Cette œuvre axée sur la destinée tragique de la vie d’un jeune adulte homosexuel a été écrite en 2011 par Michel Marc Bouchard, auteur québécois né en 1958. Elle est ici brillamment pensée et mise en scène de manière magistrale par Ladislas Chollat. Tout y est mûrement réfléchi pour que le spectateur soit capté par le sujet dramatique et qu’il n’en sorte pas indemne : tant sur le plan du décor et de la scénographie d’Emmanuelle Roy, que sur celui de la distribution qui est parfaite, ou encore par le choix de la direction d’acteurs, de la musique fascinante de WoodKid. Citons aussi la grille lumière superbe d’Alban Sauvé ou la création costumes bien imaginé de Doby Broda et Christiane Cholat. Tout contribue ici à « impacter » sur le public…C’est un vrai coup de poing dans l’estomac que chacun reçoit dans la salle du Théâtre Le Chêne Noir!

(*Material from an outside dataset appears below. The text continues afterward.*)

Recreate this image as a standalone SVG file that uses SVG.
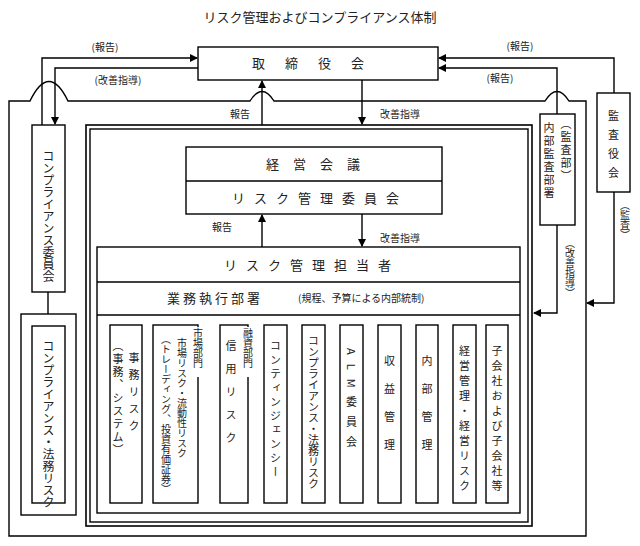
<svg xmlns="http://www.w3.org/2000/svg" width="640" height="546" viewBox="0 0 640 546">
<defs>
<marker id="ah" markerWidth="8" markerHeight="8" refX="7" refY="4" orient="auto" markerUnits="userSpaceOnUse"><path d="M0,0 L8,4 L0,8 Z" fill="#000"/></marker>
<style>
text{font-family:"Noto Sans CJK JP","Noto Sans CJK SC",sans-serif;fill:#222}
.b{fill:#fff;stroke:#000;stroke-width:1.4}
.l{fill:none;stroke:#000;stroke-width:1.4}
.t{font-size:13px;text-anchor:middle}
.s{font-size:10px;text-anchor:middle}
.v{font-size:11px;writing-mode:vertical-rl;text-anchor:start}
.vs{font-size:10px;writing-mode:vertical-rl;text-anchor:start}
</style>
</defs>
<rect width="640" height="546" fill="#fff"/>
<text x="320" y="22" class="t">リスク管理およびコンプライアンス体制</text>
<g id="connectors">
<path class="l" d="M9,536 V101 H30 Q49,62 68,101 H250 Q262,82 274,101 H545 Q557,82 569,101 H586 V536 Z"/>
<path class="l" d="M42,125 V58 H197" marker-end="url(#ah)"/>
<path class="l" d="M198,68 H55 V124" marker-end="url(#ah)"/>
<path class="l" d="M262,125 V81" marker-end="url(#ah)"/>
<path class="l" d="M362,80 V124" marker-end="url(#ah)"/>
<path class="l" d="M557,114 V68 H439" marker-end="url(#ah)"/>
<path class="l" d="M614,93 V58 H439" marker-end="url(#ah)"/>
<path class="l" d="M614,192 V303 H587" marker-end="url(#ah)"/>
<path class="l" d="M557,225 V313 H534" marker-end="url(#ah)"/>
<path class="l" d="M262,247 V215" marker-end="url(#ah)"/>
<path class="l" d="M362,214 V246" marker-end="url(#ah)"/>
<path class="l" d="M48,292 V314"/>
<text x="105" y="51" class="s">(報告)</text>
<text x="118" y="84" class="s">(改善指導)</text>
<text x="240" y="118" class="s">報告</text>
<text x="400" y="118" class="s">改善指導</text>
<text x="520" y="50" class="s">(報告)</text>
<text x="500" y="82" class="s">(報告)</text>
<text x="222" y="231" class="s">報告</text>
<text x="400" y="242" class="s">改善指導</text>
<text x="570" y="238" class="vs">（改善指導）</text>
<text x="625" y="200" class="vs">（監査）</text>
</g>
<g id="board"><rect class="b" x="198" y="47" width="240" height="33"/><text x="318" y="68" class="t" style="letter-spacing:20px">取締役会</text></g>
<g id="frame"><rect class="l" x="86" y="125" width="446" height="401" style="stroke-width:1.6"/><rect class="l" x="90" y="129" width="438" height="393"/></g>
<g id="keiei"><rect class="b" x="186" y="147" width="256" height="67"/><line class="l" x1="186" y1="181" x2="442" y2="181"/>
<text x="320" y="169" class="t" style="letter-spacing:14px">経営会議</text>
<text x="320" y="203" class="t" style="letter-spacing:9px">リスク管理委員会</text></g>
<g id="tanto"><rect class="b" x="97" y="247" width="423" height="266"/><line class="l" x1="97" y1="282" x2="520" y2="282"/><line class="l" x1="97" y1="315" x2="520" y2="315"/>
<text x="312" y="270" class="t" style="letter-spacing:9px">リスク管理担当者</text>
<text x="215" y="303" class="t" style="letter-spacing:3px">業務執行部署</text>
<text x="298" y="302" style="font-size:10px">(規程、予算による内部統制)</text></g>
<g id="cols">
<rect class="b" x="110" y="325" width="32" height="178"/><text x="134" y="352" class="v" style="letter-spacing:6px">事務リスク</text><text x="118" y="340" class="v" style="letter-spacing:2px">（事務、システム）</text>
<rect class="b" x="153" y="325" width="45" height="178"/><rect x="193" y="327" width="10" height="50" fill="#fff"/><text x="198" y="328" class="vs">市場部門</text><text x="182" y="338" class="vs">市場リスク・流動性リスク</text><text x="166" y="334" class="vs">（トレーディング、投資有価証券）</text>
<rect class="b" x="220" y="325" width="28" height="178"/><rect x="243" y="327" width="10" height="50" fill="#fff"/><text x="248" y="328" class="vs">融資部門</text><text x="231" y="340" class="v" style="letter-spacing:12px">信用リスク</text>
<rect class="b" x="264" y="325" width="23" height="178"/><text x="275.5" y="340" class="v" style="letter-spacing:3px">コンティンジェンシー</text>
<rect class="b" x="302" y="325" width="23" height="178"/><text x="313.5" y="335" class="v">コンプライアンス・法務リスク</text>
<rect class="b" x="340" y="325" width="23" height="178"/><text x="351.5" y="348" class="v" style="letter-spacing:9px">ALM委員会</text>
<rect class="b" x="378" y="325" width="23" height="178"/><text x="389.5" y="355" class="v" style="letter-spacing:17px">収益管理</text>
<rect class="b" x="416" y="325" width="22" height="178"/><text x="427" y="355" class="v" style="letter-spacing:17px">内部管理</text>
<rect class="b" x="453" y="325" width="23" height="178"/><text x="464.5" y="345" class="v" style="letter-spacing:4px">経営管理・経営リスク</text>
<rect class="b" x="486" y="325" width="22" height="178"/><text x="497" y="345" class="v" style="letter-spacing:4px">子会社および子会社等</text>
</g>
<g id="compliance-committee"><rect class="b" x="32" y="125" width="33" height="167"/><text x="48.5" y="150" class="v" style="font-size:12px">コンプライアンス委員会</text></g>
<g id="compliance-risk"><rect class="b" x="21" y="314" width="55" height="201"/><rect class="b" x="32" y="326" width="33" height="177"/><text x="48.5" y="340" class="v" style="font-size:12px">コンプライアンス・法務リスク</text></g>
<g id="naibu"><rect class="b" x="540" y="114" width="35" height="111"/><text x="549" y="122" class="v" style="letter-spacing:2px">内部監査部署</text><text x="566" y="118" class="v" style="letter-spacing:2px">（監査部）</text></g>
<g id="kansayaku"><rect class="b" x="597" y="93" width="33" height="99"/><text x="613.5" y="110" class="v" style="letter-spacing:8px">監査役会</text></g>
</svg>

Cette pièce tragique au combien est un véritable plébiscite pour l’humanité, pour le droit de vivre sa sexualité mais aussi pour le droit au deuil dont beaucoup dans le monde est encore privé pour de nombreuses raisons liées la plupart au secret , à la peur que surgisse une vérité que l’on veut garder cachée, ou encore dues aux génocides, aux guerres ou aux catastrophes naturelles.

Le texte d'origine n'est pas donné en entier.